1. Field of the Invention
This invention is related to the field of plating and particularly to the field of quality control of electroplating baths.
2. Description of the Prior Art
Electroplating is a complex process involving many ingredients n the plating bath. The concentration of some of these ingredients must be kept within close tolerances in order to obtain high quality deposits. In some caes, chemical analysis of individual constituents can be made regularly (such as pH measurement for acid content), and additions made as required. However, other constituents such as leveling agents (brighteners) and impurities cannot be individually analyzed on an economical or timely basis by a commercial plating shop. Their concentration is low and their quantitative analysis is complicated and subject to error.

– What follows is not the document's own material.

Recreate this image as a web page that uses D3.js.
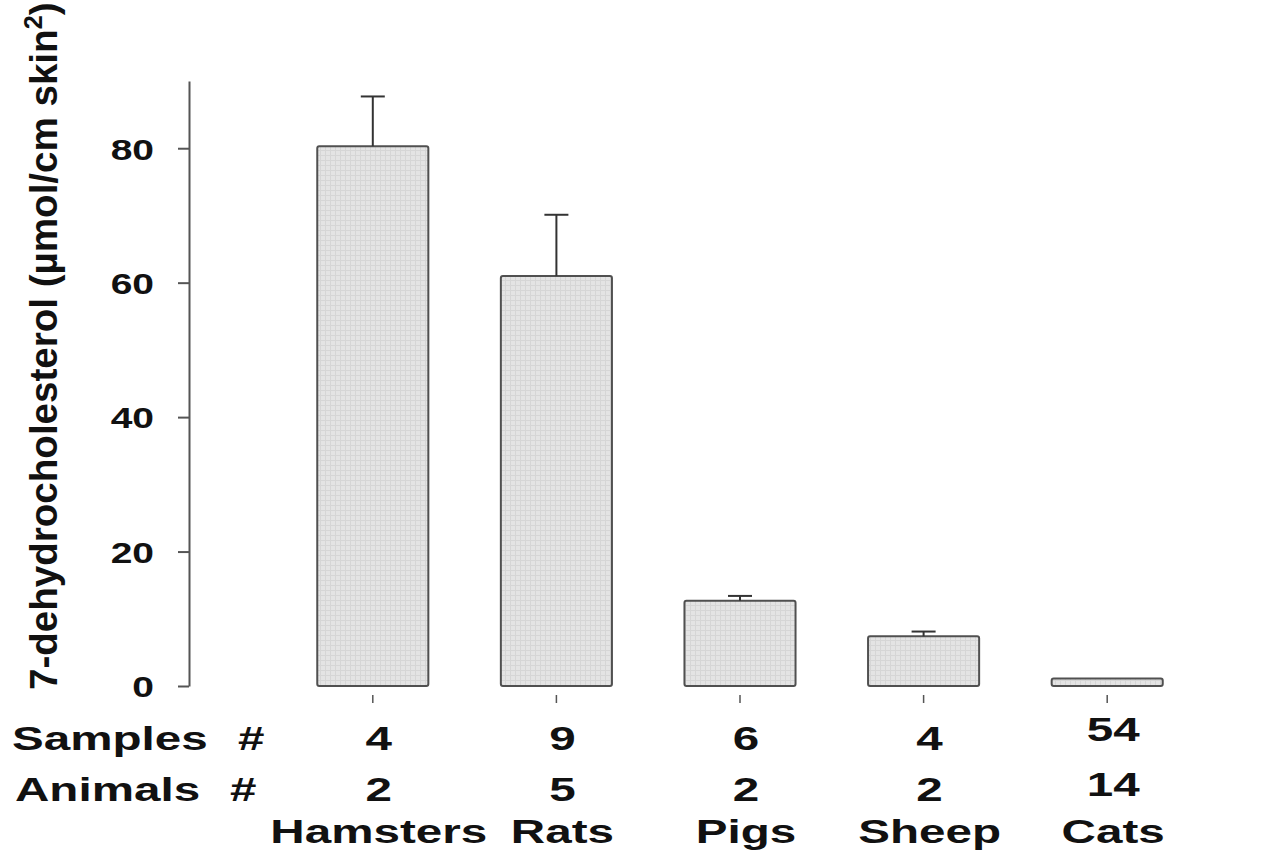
<!DOCTYPE html>
<html>
<head>
<meta charset="utf-8">
<script src="https://cdn.jsdelivr.net/npm/d3@7"></script>
<style>
  body { margin: 0; background: #fff; }
  text { font-family: "Liberation Sans", Arial, sans-serif; font-weight: bold; fill: #111; }
</style>
</head>
<body>
<div id="chart"></div>
<script>
// values
var categories = ["Hamsters", "Rats", "Pigs", "Sheep", "Cats"];
var means = [80.3, 61.0, 12.7, 7.4, 1.1];
var errors = [7.4, 9.1, 0.7, 0.7, 0.1];
var samples = ["4", "9", "6", "4", "54"];
var animals = ["2", "5", "2", "2", "14"];
var yTicks = [0, 20, 40, 60, 80];

function drawBarChart() {
    var width = 1285, height = 851;

    var svg = d3.select("#chart").append("svg")
        .attr("width", width)
        .attr("height", height);

    svg.append("rect").attr("width", width).attr("height", height).attr("fill", "#fff");

    // faint grid texture like the scanned fill
    var pat = svg.append("defs").append("pattern")
        .attr("id", "fillTex")
        .attr("width", 5).attr("height", 5)
        .attr("patternUnits", "userSpaceOnUse");
    pat.append("rect").attr("width", 5).attr("height", 5).attr("fill", "#e4e4e4");
    pat.append("path").attr("d", "M0,0.5H5M0.5,0V5").attr("stroke", "#d6d6d6").attr("stroke-width", 1);

    var y = d3.scaleLinear().domain([0, 90]).range([686, 81]);
    var x = d3.scaleBand().domain(categories)
        .range([281, 1199])
        .paddingInner(0.395)
        .paddingOuter(0.1975);

    var data = categories.map(function(c, i) {
        return { name: c, mean: means[i], err: errors[i], samples: samples[i], animals: animals[i] };
    });

    // y axis
    var yAxis = svg.append("g")
        .attr("transform", "translate(189,0)")
        .call(d3.axisLeft(y).tickValues(yTicks).tickSize(11).tickSizeOuter(0));
    yAxis.select(".domain").attr("stroke", "#555").attr("stroke-width", 2);
    yAxis.selectAll(".tick line").attr("stroke", "#555").attr("stroke-width", 2);
    yAxis.selectAll(".tick text")
        .attr("x", null)
        .attr("dy", "0.36em")
        .attr("fill", "#111")
        .style("font-size", "30px")
        .style("font-family", "'Liberation Sans', Arial, sans-serif")
        .style("font-weight", "bold")
        .attr("text-anchor", "end")
        .attr("transform", "translate(-35,0) scale(1.3,1)");

    // x axis, offset below the zero line
    var xAxis = svg.append("g")
        .attr("transform", "translate(0,695)")
        .call(d3.axisBottom(x).tickSize(8).tickSizeOuter(0).tickFormat(""));
    xAxis.select(".domain").remove();
    xAxis.selectAll(".tick line").attr("stroke", "#555").attr("stroke-width", 1.5);
    xAxis.append("path")
        .attr("d", "M189,703V695H" + width)
        .attr("fill", "none")
        .attr("stroke", "#555")
        .attr("stroke-width", 2.5);

    // bars
    svg.selectAll("rect.bar")
        .data(data)
        .enter()
            .append("rect")
        .attr("class", "bar")
        .attr("x", function(d) { return x(d.name); })
        .attr("width", x.bandwidth())
        .attr("y", function(d) { return y(d.mean); })
        .attr("height", function(d) { return y(0) - y(d.mean); })
        .attr("rx", 2)
        .attr("fill", "url(#fillTex)")
        .attr("stroke", "#505050")
        .attr("stroke-width", 2);

    // error bars (upper only)
    var cap = 12;
    var eb = svg.selectAll("g.err")
        .data(data.filter(function(d) { return d.err > 0.15; }))
        .enter().append("g")
        .attr("class", "err")
        .attr("stroke", "#333")
        .attr("stroke-width", 2);
    eb.append("line")
        .attr("x1", function(d) { return x(d.name) + x.bandwidth() / 2; })
        .attr("x2", function(d) { return x(d.name) + x.bandwidth() / 2; })
        .attr("y1", function(d) { return y(d.mean); })
        .attr("y2", function(d) { return y(d.mean + d.err); });
    eb.append("line")
        .attr("x1", function(d) { return x(d.name) + x.bandwidth() / 2 - cap; })
        .attr("x2", function(d) { return x(d.name) + x.bandwidth() / 2 + cap; })
        .attr("y1", function(d) { return y(d.mean + d.err); })
        .attr("y2", function(d) { return y(d.mean + d.err); });

    // stretched bold text helper
    function label(px, py, str, anchor) {
        var g = svg.append("g").attr("transform", "translate(" + px + "," + py + ") scale(1.4,1)");
        g.append("text")
            .attr("text-anchor", anchor)
            .style("font-size", "34px")
            .text(str);
        return g;
    }

    label(12, 750, "Samples", "start");
    label(238, 750, "#", "start");
    label(15, 801, "Animals", "start");
    label(230, 801, "#", "start");

    data.forEach(function(d) {
        var cx = x(d.name) + x.bandwidth() / 2 + 6;
        var lift = d.name === "Cats" ? -9 : 0;
        label(cx, 750 + lift, d.samples, "middle");
        label(cx, 801 + lift * 0.6, d.animals, "middle");
        label(cx, 843, d.name, "middle");
    });

    // y axis title, rotated
    var tg = svg.append("g").attr("transform", "translate(57,690) rotate(-90)");
    var title = tg.append("text")
        .attr("text-anchor", "start")
        .style("font-size", "38px");
    title.append("tspan").text("7-dehydrocholesterol (\u00b5mol/cm skin");
    title.append("tspan").attr("dy", -15).style("font-size", "25px").text("2");
    title.append("tspan").attr("dy", 15).text(")");
    var w = title.node().getComputedTextLength();
    title.attr("transform", "scale(" + (688 / w) + ",1)");
}

drawBarChart();
</script>
</body>
</html>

A prior art method of controlling the ingredients in an electroplating bath is simply to make regular additions of the particular ingredients based upon rules of thumb established by experience. However, depletion of particular ingredients is not constant with time or with bath use. Consequently, the concentration of the ingredient in the bath eventually diminishes or builds up out of tolerance.
A further prior art method of plating bath control is to plate articles or samples and visually evaluate the plating quality to determine if the bath is performing satisfactorily. In standard Hull cell and "bone pattern" tests, a specially shaped test specimen is plated and then evaluated to determine the quality of the deposit along the shape. These are time-consuming tests which give only rough approximations of the concentration of constituents in the bath.
The electroplating of through-hole interconnection in the manufacture of multilayer printed circuit boards is an example where high quality plating is required. It is known that the concentration of leveling agent, or brightener, must be maintained in the low ppm range in order to obtain acceptable deposits on printed circuit boards. The concentration of brightener fluctuates because of oxidation at the anode, reduction and inclusion at the cathode, and chemical degradation. When the brightener level is insufficient, deposits are burnt and powdery; whereas, excess brightener induces brittleness and non-uniform deposition ("fisheyes"). Hull cell tests, "bone pattern" tests, and tensile tests, combined with the periodic additions of fresh brightener, were, until the present invention, the only methods available to maintain a controlled brightener concentration. Since these methods are unreliable, circuit board quality suffers and rejection rates are high.